I cannot find support of this number BCM4313 802.11b/g/n Wireless LAN Controller or that it is compatible with that number BCM4313  for FreeBSD, someone to help me? I don't understand much of this.


----------



## rigoletto@ (Apr 21, 2017)

hm. There are quite few threads about this specific device on the forums, but on a quick look I could not guess if it is properly working, working, or not working.


----------



## teo (Apr 21, 2017)

> hm.
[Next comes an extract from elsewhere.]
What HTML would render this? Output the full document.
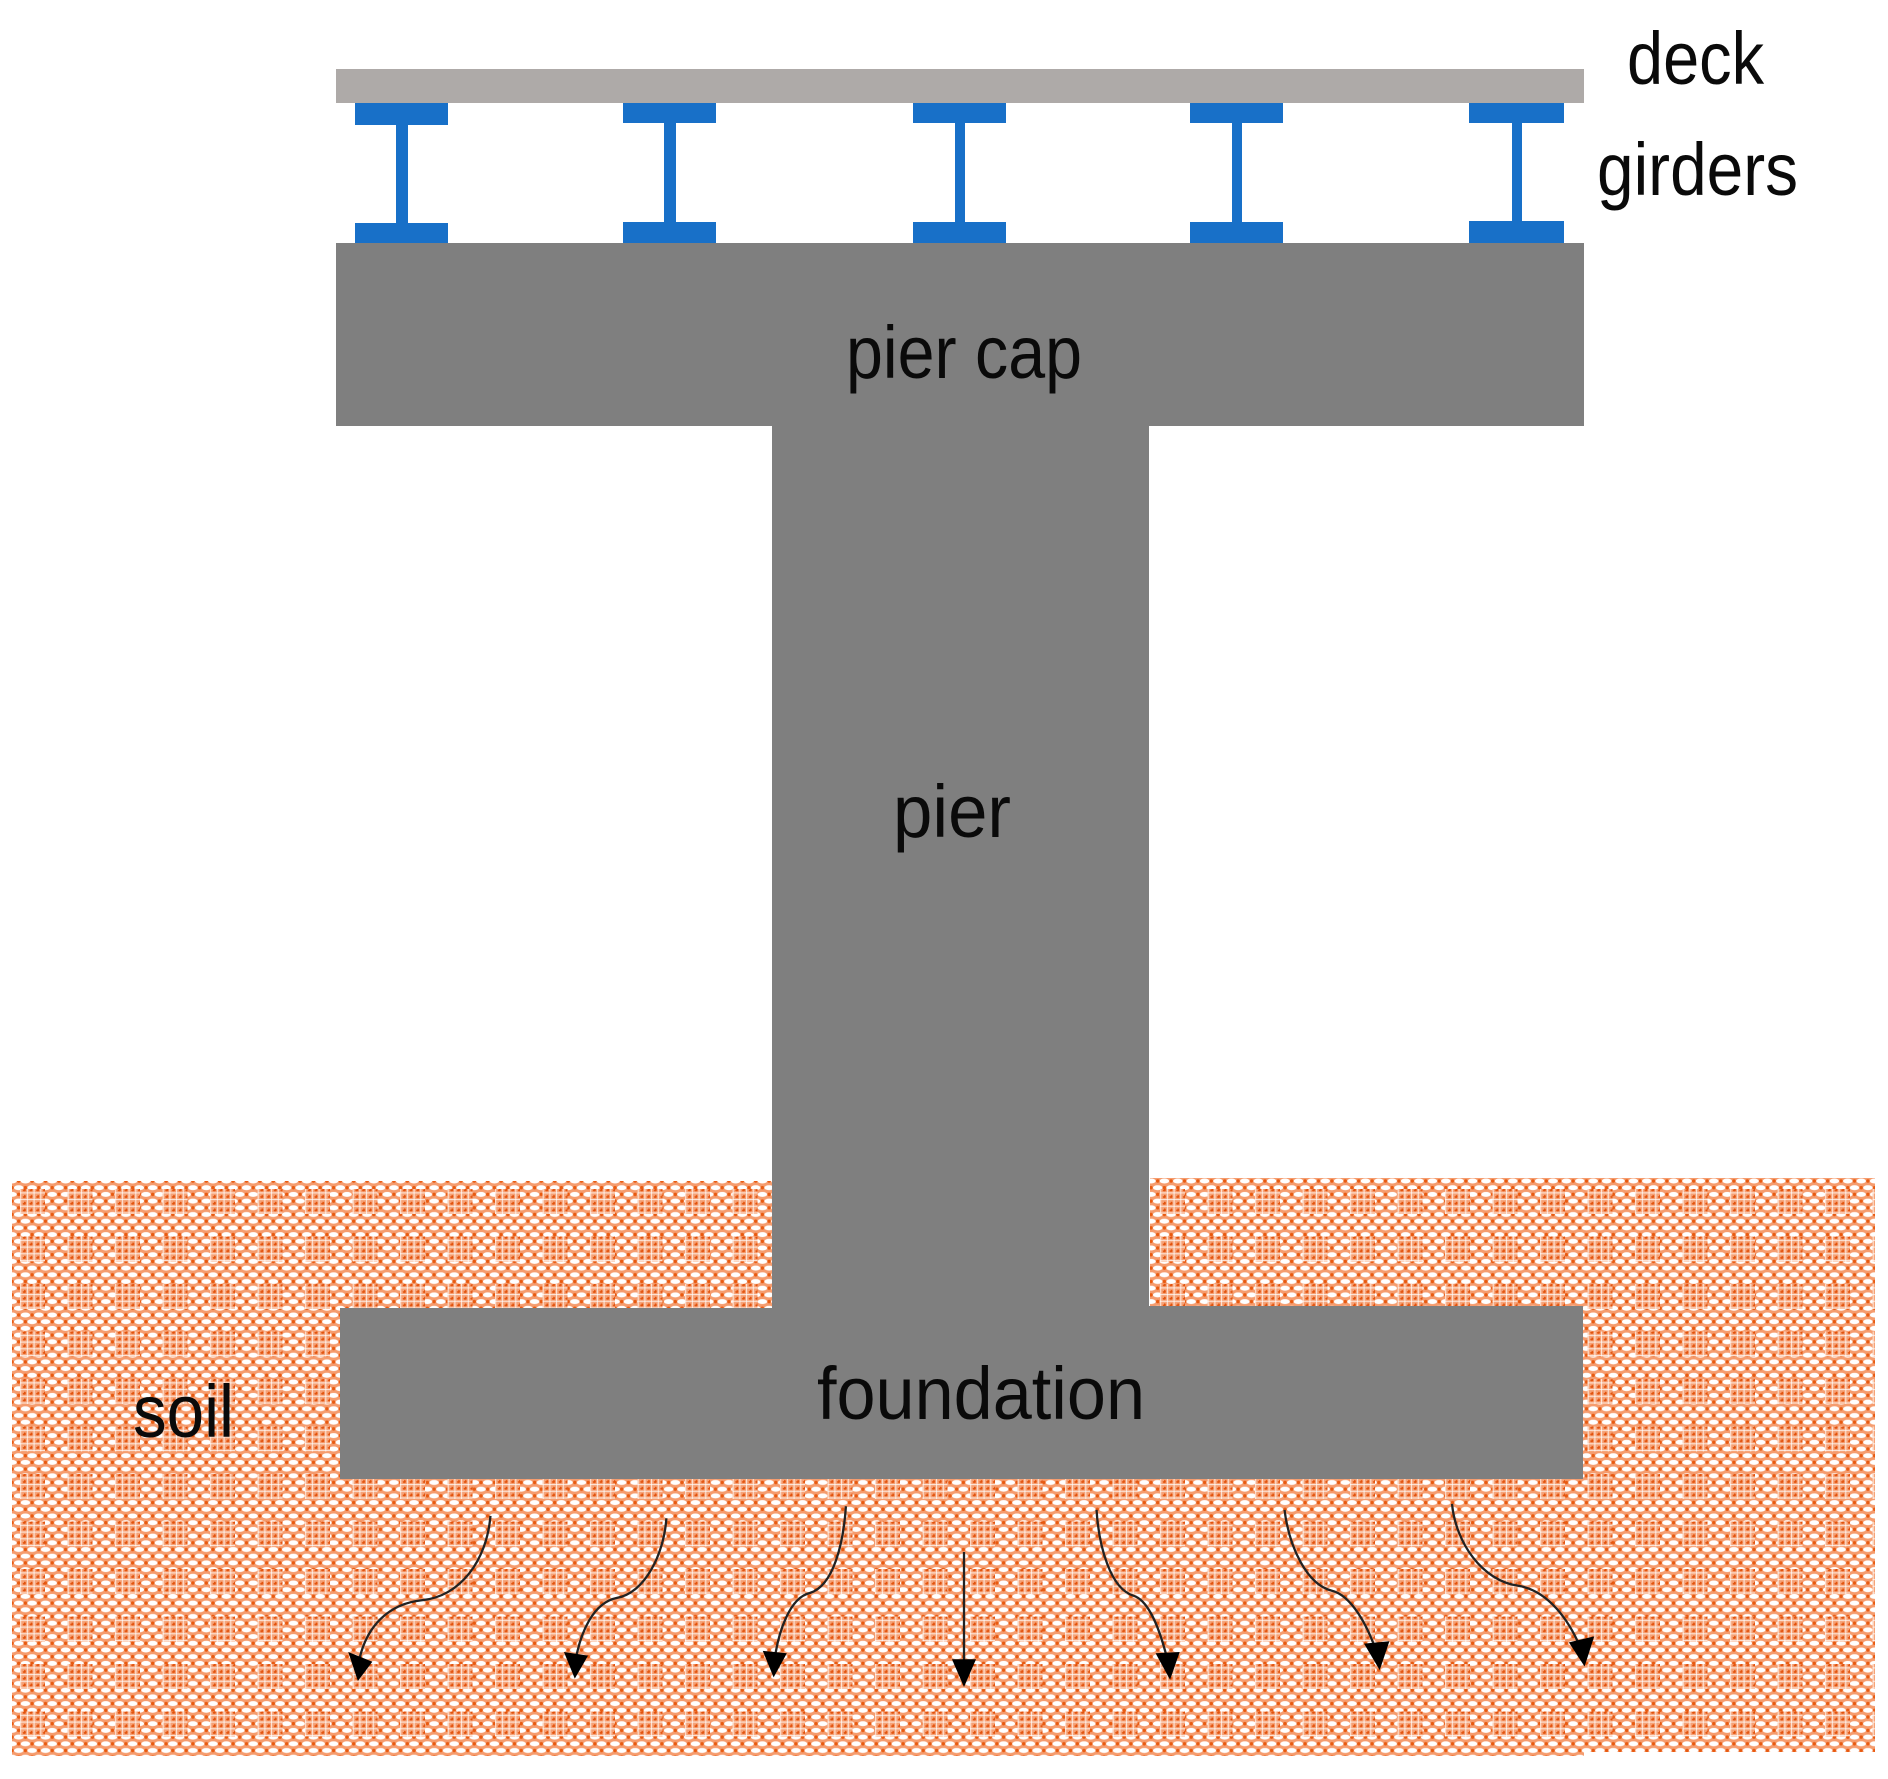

There are quite few threads about this specific device on the forums, but on a quick look I could not guess if it is properly working, working, or not working.


 It's not clear the information about that device in the topics, errors occur in the installation.


----------



## rigoletto@ (Apr 21, 2017)

If this is the only problematic device and there are not many of them, you can usually swap wireless cards on laptops.


----------



## Chris_H (Apr 21, 2017)

OK what I'm _not_ seeing in the Linux messages, is anything related to exactly what *Graphics/GPU* are involved here. Same problem.
However. I did take some time to investigate Intel's "code name" for the Core i5, and it looks like it's a *Skylake*.
Again. I urge you to have a browse of the freebsd-x11@ mailing list. You might also search the term "Intel Graphics" from FreeBSD's web page, as well as wiki.freebsd.org. There's a graphics related wiki that lists the progress on all the DRM,EGL, and other Hardware related graphics. With a table of chips, models, and brands currently supported "out of the box". I can't remember where it is. But you should have little difficulty finding it. DuckDuckGo, and other search engines are your friend. A search for "FreeBSD Intel Graphics" should easily point you in the right directions. 

Good luck!

--Chris


----------



## Chris_H (Apr 21, 2017)

teo said:


> It's not clear the information about that device in the topics, errors occur in the installation.


Grrr... I _just_ had the complete table of well supported NIC's open in a tab. But of course when you mention it, I no longer have it open. I'll see if I can remember where I found it. I at least remember it being on FreeBSD's wiki.

--Chris

OK I haven't found the wiki page yet, but it appears that it's been possible to use the BCM4313 chip since around 2011. Here are a few links:
http://freebsd.1045724.x6.nabble.com/BCM94313-td5716971.html
http://freebsd.1045724.x6.nabble.com/BCM4313-9-0R-amd64-td5439184.html
https://forums.pcbsd.org/archive/index.php/thread-20410.html
http://blog.cochard.me/2012/10/using-bcm4313-wireless-chip-under.html
https://forums.freebsd.org/threads/26616/

These were 8, and 9 RELEASE. FreeBSD's at 11, and 12 now. I'm confident you're easily covered by now.


----------



## teo (Apr 21, 2017)

Chris_H said:
			
		

> These were 8, and 9 RELEASE. FreeBSD's at 11, and 12 now. I'm confident you're easily covered by now.


 A lot of distortion in the information in those links, anything with clarity, end up in failure or kernel panic, the driver Broadcom-STA under linux works normally, I do not understand because they have not ported the driver to FreeBSD, someone who maybe has used with success this number  BCM4313  of support in FreeBSD?


----------